There is a theory in finance called The Efficient Frontier. In short, it states that for any given level of risk, there is an optimal portfolio strategy that will maximize the total return.
Expanded slightly, it posits that one should strategically allocate assets to avoid the "all eggs in a single basket" risk problem and furthermore that there is an intelligent deployment of assets across diversified asset classes to provide for an optimal return no matter how the world turns out (but given some level of acceptable risk). That is to say, we can't predict the future, so we make our best guesses across a basket of assets, hoping that some will go up, but knowing not all of them will.
I bring this up as a result of an interesting experience almost two weeks ago when my partner, Dave Bayless, and I had the opportunity to speak to a class of 1st year Kellogg (my alma mater) students about Open Innovation. One enterprising first year student, with a big smirk on his face, figured only the "weakest" companies would look outside for innovation. For clearly, any well-run company that embraced risk and rewarded its managers for pushing the envelope, could run circles around anyone else in developing new products. In this student's example, 3M embodies all that is wonderful in the world of great culture, awesome employees, and extraordinary brand.
With no disrespect to 3M, which is indeed a great company, it is simply wrong to think that you should (and even can) do new product development solely with payroll staff.
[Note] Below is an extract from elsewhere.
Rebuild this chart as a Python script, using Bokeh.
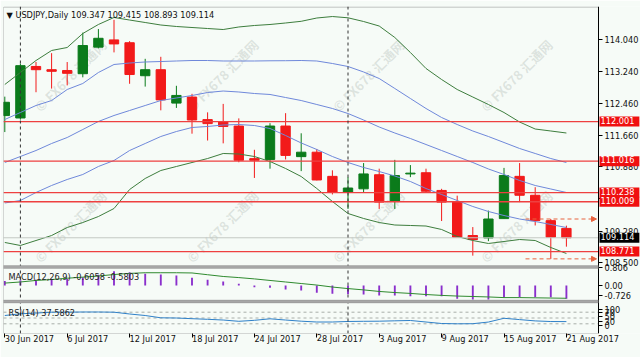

It's analogous to investing all your assets in one company.
I'm going to posit in this post that Open Innovation, and the role that EIP plays in the world of Open Innovation is quite similar to portfolio theory and the concept of the Efficient Frontier. A company's staff represents one asset class; EIP represents another asset class, M&A represents yet another asset class, and tech transfer with universities might represent yet another asset class (and so on, encompassing literally dozens or hundreds of asset classes and sourcing streams). The smart new product development strategy is to leverage ALL of those assets classes into the operational and brand infrastructure and pick the best new product concepts among them ALL.
What's fascinating to me about this space is that I think there's an important difference between Open Innovation and the Efficient Frontier: with Open Innovation, the cost of opening your mind/organization to supplemental new product flows is almost zero. With the Efficient Frontier, it's a zero-sum game -- you have to allocate assets and have a fixed amount of money. With Open Innovation, you can explore multiple new product streams, at generally low cost, and pick the most promising new products that align with your brand and corporate strategy. Think "very big funnel" and "cream-skimming" linked at the nexus of senior decision-makers. Yes, at some point you need to focus and manage your "streams" smartly; but that's down the road. For now, open the taps and let a thousand flowers bloom and see who consistently shines brightly and wisely...
Only a fool looks a gift horse in the mouth. So those that don't open their minds to supplemental idea flow from Open Innovation are going to get religion as soon as they realize that as smart as any organization can be, it simply can't compete with the combined resources and creativity of an open collective of minds and energy deployed against satisfying unmet consumer needs. And when you realize that the cost of this stream is (a) close to zero on the front end, and (b) a couple points off the topline for royalty payments, this makes a ton of sense...
So, you read it here first. Open Innovation is to new product development what the Efficient Frontier was to portfolio theory. Only time will tell what asset class EIP is :)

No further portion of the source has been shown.